#### [YOUR TASK]
Line by line, repeat the data below exactly, beginning at the first line and ending at the line with "1.009, 1.009, 1.0, 1.0];". Omit pictures.

****************************************

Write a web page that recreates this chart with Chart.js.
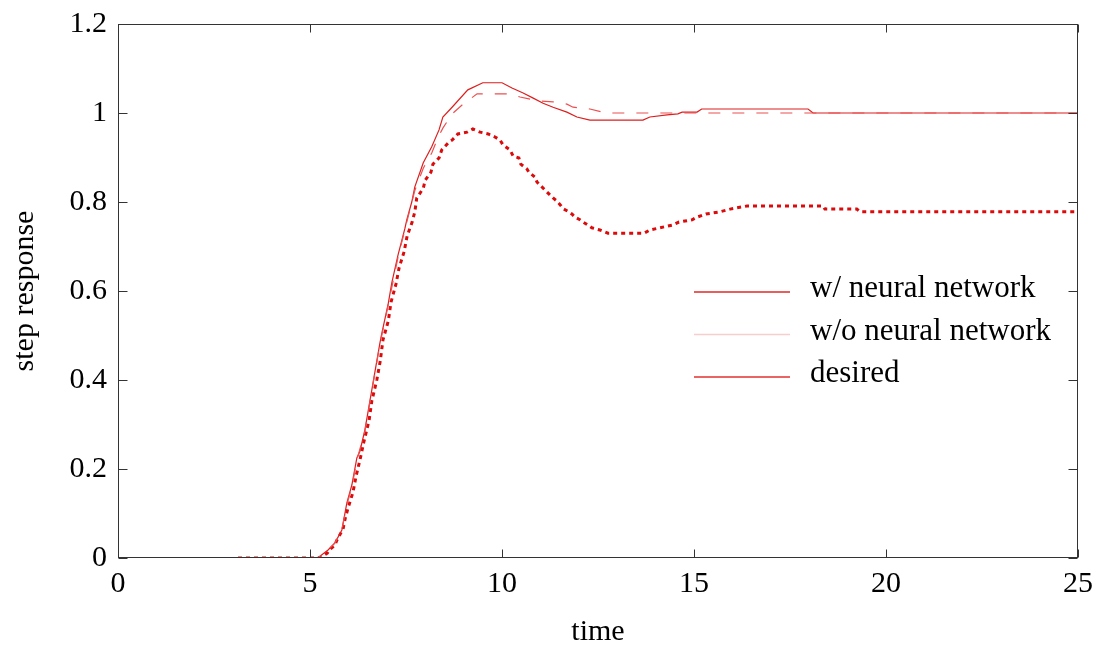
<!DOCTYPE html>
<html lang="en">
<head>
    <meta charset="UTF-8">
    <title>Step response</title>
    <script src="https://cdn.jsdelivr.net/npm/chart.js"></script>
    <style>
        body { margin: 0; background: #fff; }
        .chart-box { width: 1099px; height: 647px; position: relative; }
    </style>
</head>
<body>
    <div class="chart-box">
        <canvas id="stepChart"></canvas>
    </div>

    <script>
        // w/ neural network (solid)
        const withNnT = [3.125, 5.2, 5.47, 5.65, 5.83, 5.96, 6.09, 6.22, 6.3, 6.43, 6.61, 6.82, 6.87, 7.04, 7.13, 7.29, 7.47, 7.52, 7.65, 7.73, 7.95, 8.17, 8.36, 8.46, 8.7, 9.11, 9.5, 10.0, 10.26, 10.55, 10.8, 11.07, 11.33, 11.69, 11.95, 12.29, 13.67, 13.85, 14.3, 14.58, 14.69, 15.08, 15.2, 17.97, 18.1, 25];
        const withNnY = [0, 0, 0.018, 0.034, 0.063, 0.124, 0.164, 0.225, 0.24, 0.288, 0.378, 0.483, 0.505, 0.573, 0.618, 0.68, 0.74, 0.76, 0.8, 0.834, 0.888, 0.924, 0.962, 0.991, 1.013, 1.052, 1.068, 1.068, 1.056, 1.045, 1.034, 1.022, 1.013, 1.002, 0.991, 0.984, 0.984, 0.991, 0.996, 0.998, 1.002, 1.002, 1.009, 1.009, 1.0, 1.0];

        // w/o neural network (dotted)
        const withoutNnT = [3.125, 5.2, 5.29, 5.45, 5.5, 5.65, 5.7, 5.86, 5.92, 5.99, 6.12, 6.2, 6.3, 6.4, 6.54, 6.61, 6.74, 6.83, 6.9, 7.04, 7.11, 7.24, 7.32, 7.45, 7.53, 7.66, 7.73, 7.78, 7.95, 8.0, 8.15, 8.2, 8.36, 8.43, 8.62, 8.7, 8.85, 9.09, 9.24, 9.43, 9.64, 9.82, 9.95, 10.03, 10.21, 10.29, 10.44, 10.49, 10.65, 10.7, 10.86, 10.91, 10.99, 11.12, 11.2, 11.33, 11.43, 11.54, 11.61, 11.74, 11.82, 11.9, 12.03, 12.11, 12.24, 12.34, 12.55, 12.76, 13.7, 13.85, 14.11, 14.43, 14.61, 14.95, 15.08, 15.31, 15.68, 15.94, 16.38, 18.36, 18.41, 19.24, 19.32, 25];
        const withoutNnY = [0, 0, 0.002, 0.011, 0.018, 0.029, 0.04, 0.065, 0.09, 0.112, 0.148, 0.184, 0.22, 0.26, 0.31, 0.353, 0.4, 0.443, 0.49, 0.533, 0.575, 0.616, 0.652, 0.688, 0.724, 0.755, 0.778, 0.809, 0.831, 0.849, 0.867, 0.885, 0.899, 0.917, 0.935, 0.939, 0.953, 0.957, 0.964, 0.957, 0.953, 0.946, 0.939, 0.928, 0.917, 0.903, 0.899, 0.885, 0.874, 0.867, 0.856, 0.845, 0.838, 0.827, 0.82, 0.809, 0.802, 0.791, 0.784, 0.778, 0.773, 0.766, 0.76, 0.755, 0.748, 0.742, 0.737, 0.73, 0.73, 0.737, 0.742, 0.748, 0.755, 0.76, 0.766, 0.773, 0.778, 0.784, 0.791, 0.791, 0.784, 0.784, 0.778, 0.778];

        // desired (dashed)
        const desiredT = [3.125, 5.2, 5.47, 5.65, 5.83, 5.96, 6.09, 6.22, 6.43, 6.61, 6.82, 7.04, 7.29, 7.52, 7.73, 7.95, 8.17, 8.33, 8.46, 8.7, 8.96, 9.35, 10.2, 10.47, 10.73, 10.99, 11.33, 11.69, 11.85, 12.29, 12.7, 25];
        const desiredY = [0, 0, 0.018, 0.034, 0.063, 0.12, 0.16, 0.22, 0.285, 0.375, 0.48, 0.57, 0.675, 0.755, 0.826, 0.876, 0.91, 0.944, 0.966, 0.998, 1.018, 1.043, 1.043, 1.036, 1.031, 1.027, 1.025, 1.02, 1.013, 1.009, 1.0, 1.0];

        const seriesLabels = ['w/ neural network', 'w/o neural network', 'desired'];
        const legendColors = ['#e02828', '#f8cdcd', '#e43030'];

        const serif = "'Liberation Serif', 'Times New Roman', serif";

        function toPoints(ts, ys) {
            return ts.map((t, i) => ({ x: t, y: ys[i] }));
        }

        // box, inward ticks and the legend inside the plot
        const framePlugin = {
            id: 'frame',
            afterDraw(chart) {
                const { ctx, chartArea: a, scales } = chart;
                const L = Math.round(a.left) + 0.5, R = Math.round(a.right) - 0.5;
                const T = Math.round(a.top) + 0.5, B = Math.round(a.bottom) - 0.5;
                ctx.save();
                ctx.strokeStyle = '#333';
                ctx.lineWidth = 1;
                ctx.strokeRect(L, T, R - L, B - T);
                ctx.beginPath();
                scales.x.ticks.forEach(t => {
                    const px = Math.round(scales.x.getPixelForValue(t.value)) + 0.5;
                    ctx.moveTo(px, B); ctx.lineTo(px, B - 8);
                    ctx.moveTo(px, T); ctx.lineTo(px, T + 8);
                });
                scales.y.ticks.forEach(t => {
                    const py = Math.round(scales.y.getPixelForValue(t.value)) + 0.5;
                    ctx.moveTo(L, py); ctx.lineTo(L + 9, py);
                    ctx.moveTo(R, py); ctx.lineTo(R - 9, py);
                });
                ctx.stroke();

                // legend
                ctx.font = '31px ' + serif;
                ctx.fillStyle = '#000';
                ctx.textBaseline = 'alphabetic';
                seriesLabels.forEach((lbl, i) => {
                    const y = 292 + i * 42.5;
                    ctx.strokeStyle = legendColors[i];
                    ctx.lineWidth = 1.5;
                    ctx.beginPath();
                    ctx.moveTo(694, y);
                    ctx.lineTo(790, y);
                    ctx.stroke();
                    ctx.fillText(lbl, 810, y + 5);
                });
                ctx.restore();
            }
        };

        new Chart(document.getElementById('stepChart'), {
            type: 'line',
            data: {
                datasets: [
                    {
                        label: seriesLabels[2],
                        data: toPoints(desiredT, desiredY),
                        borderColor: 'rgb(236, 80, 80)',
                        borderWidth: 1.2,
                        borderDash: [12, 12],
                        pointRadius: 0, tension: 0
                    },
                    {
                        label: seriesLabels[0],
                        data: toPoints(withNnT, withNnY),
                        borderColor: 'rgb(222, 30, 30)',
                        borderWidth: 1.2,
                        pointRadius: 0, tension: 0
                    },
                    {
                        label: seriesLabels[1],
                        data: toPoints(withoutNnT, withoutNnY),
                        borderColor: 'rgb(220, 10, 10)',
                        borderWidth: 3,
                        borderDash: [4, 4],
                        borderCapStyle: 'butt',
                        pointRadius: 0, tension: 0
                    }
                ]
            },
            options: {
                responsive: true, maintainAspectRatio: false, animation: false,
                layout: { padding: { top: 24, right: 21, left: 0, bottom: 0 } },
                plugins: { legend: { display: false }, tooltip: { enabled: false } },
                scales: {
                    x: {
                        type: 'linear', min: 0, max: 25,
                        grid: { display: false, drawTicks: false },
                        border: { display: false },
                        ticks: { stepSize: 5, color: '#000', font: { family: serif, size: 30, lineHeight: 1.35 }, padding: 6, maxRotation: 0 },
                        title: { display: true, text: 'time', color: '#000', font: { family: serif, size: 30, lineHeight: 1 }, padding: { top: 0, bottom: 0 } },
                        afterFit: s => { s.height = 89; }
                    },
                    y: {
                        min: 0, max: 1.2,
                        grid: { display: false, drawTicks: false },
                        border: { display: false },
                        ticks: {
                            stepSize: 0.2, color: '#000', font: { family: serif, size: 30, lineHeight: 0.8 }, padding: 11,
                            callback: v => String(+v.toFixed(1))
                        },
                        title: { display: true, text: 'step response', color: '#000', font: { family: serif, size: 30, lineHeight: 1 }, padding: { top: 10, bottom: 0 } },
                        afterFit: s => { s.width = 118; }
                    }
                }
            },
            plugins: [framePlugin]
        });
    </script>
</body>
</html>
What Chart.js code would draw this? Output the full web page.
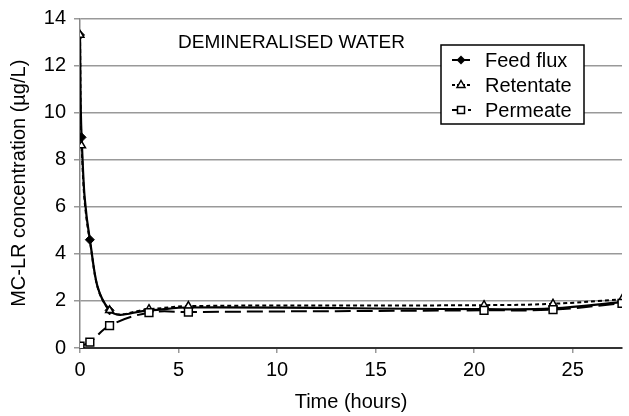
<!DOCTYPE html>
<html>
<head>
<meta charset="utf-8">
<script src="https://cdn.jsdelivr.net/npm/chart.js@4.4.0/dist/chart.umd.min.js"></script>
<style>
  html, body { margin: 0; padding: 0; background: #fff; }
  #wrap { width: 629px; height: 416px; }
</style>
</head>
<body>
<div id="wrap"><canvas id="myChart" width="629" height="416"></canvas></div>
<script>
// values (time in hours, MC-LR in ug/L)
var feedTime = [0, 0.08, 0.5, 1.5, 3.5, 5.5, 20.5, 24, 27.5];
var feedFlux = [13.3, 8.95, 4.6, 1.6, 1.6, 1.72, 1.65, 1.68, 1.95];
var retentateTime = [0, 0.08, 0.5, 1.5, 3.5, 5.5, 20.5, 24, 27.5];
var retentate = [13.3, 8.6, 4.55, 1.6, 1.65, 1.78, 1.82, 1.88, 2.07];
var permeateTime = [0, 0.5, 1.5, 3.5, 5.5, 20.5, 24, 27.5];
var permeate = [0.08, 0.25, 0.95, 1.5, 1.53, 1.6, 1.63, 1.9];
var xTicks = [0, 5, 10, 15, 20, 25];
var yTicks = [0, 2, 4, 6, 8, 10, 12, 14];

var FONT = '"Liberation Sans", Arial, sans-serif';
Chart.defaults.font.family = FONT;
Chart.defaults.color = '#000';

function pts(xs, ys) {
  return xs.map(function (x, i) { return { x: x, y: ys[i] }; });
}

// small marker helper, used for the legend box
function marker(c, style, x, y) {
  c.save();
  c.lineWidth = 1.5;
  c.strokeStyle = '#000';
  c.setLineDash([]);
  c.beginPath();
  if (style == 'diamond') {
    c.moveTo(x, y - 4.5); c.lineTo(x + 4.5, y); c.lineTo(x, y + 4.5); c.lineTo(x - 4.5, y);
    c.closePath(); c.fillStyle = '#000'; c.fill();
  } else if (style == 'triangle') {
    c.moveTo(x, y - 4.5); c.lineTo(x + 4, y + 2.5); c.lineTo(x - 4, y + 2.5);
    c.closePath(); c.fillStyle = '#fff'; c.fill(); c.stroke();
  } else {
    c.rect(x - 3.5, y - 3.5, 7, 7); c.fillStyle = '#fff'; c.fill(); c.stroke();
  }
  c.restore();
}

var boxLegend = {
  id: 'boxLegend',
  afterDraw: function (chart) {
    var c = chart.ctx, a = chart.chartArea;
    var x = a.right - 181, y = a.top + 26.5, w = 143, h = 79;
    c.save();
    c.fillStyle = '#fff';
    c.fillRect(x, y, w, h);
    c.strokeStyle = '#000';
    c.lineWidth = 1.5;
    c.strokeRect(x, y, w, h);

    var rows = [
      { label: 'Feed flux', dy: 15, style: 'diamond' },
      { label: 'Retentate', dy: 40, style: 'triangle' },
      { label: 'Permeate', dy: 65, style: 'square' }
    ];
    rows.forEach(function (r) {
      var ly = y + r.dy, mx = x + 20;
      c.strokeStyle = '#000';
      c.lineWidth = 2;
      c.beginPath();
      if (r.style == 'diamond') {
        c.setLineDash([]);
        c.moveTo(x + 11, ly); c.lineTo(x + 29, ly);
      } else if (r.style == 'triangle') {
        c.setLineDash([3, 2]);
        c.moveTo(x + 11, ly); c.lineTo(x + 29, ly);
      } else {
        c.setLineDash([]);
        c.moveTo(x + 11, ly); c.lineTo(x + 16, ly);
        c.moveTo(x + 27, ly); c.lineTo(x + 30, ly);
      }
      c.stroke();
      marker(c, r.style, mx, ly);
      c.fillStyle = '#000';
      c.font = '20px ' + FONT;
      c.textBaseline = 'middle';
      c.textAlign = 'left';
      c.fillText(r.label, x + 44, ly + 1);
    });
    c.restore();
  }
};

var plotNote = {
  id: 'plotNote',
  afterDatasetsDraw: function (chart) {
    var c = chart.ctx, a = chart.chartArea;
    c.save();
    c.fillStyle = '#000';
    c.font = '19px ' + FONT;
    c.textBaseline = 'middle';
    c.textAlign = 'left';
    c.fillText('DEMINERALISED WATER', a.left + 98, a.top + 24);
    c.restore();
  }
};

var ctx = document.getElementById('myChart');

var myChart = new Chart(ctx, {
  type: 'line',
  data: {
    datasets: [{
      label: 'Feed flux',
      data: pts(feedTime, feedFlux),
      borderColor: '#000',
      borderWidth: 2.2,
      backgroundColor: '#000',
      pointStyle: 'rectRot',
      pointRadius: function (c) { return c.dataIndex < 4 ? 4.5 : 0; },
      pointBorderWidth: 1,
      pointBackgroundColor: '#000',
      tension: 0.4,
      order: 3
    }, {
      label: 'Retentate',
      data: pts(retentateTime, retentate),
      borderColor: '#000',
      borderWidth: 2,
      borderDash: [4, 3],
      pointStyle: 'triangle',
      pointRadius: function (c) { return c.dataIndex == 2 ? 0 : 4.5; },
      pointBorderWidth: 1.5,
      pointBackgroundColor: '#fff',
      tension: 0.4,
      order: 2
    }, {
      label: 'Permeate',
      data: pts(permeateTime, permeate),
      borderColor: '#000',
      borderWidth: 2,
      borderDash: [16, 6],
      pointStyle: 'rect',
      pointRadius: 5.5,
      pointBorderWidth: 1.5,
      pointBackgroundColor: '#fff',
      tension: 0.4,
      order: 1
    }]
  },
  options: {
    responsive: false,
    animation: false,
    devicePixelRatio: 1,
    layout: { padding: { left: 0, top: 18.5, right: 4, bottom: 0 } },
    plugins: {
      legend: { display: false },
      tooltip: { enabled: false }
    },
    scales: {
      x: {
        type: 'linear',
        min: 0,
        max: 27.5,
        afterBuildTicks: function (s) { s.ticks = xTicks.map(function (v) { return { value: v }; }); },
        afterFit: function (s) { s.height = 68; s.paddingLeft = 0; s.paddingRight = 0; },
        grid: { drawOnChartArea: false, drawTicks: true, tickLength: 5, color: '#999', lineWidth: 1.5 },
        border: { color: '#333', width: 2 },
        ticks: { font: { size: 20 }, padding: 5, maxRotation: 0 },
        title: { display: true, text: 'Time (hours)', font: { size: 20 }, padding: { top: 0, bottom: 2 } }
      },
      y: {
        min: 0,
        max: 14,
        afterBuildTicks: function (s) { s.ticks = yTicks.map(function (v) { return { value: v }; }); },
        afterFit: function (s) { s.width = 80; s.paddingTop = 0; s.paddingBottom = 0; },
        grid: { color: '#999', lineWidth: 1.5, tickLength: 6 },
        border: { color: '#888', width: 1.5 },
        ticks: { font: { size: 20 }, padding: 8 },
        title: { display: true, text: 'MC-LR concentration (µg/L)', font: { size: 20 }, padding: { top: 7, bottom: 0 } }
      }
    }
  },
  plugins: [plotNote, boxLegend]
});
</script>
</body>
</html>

****************************************

#### [THE OUTPUT]
Write a web page that recreates this chart with Chart.js.
<!DOCTYPE html>
<html lang="en">
<head>
    <meta charset="UTF-8">
    <title>Step response</title>
    <script src="https://cdn.jsdelivr.net/npm/chart.js"></script>
    <style>
        body { margin: 0; background: #fff; }
        .chart-box { width: 1099px; height: 647px; position: relative; }
    </style>
</head>
<body>
    <div class="chart-box">
        <canvas id="stepChart"></canvas>
    </div>

    <script>
        // w/ neural network (solid)
        const withNnT = [3.125, 5.2, 5.47, 5.65, 5.83, 5.96, 6.09, 6.22, 6.3, 6.43, 6.61, 6.82, 6.87, 7.04, 7.13, 7.29, 7.47, 7.52, 7.65, 7.73, 7.95, 8.17, 8.36, 8.46, 8.7, 9.11, 9.5, 10.0, 10.26, 10.55, 10.8, 11.07, 11.33, 11.69, 11.95, 12.29, 13.67, 13.85, 14.3, 14.58, 14.69, 15.08, 15.2, 17.97, 18.1, 25];
        const withNnY = [0, 0, 0.018, 0.034, 0.063, 0.124, 0.164, 0.225, 0.24, 0.288, 0.378, 0.483, 0.505, 0.573, 0.618, 0.68, 0.74, 0.76, 0.8, 0.834, 0.888, 0.924, 0.962, 0.991, 1.013, 1.052, 1.068, 1.068, 1.056, 1.045, 1.034, 1.022, 1.013, 1.002, 0.991, 0.984, 0.984, 0.991, 0.996, 0.998, 1.002, 1.002, 1.009, 1.009, 1.0, 1.0];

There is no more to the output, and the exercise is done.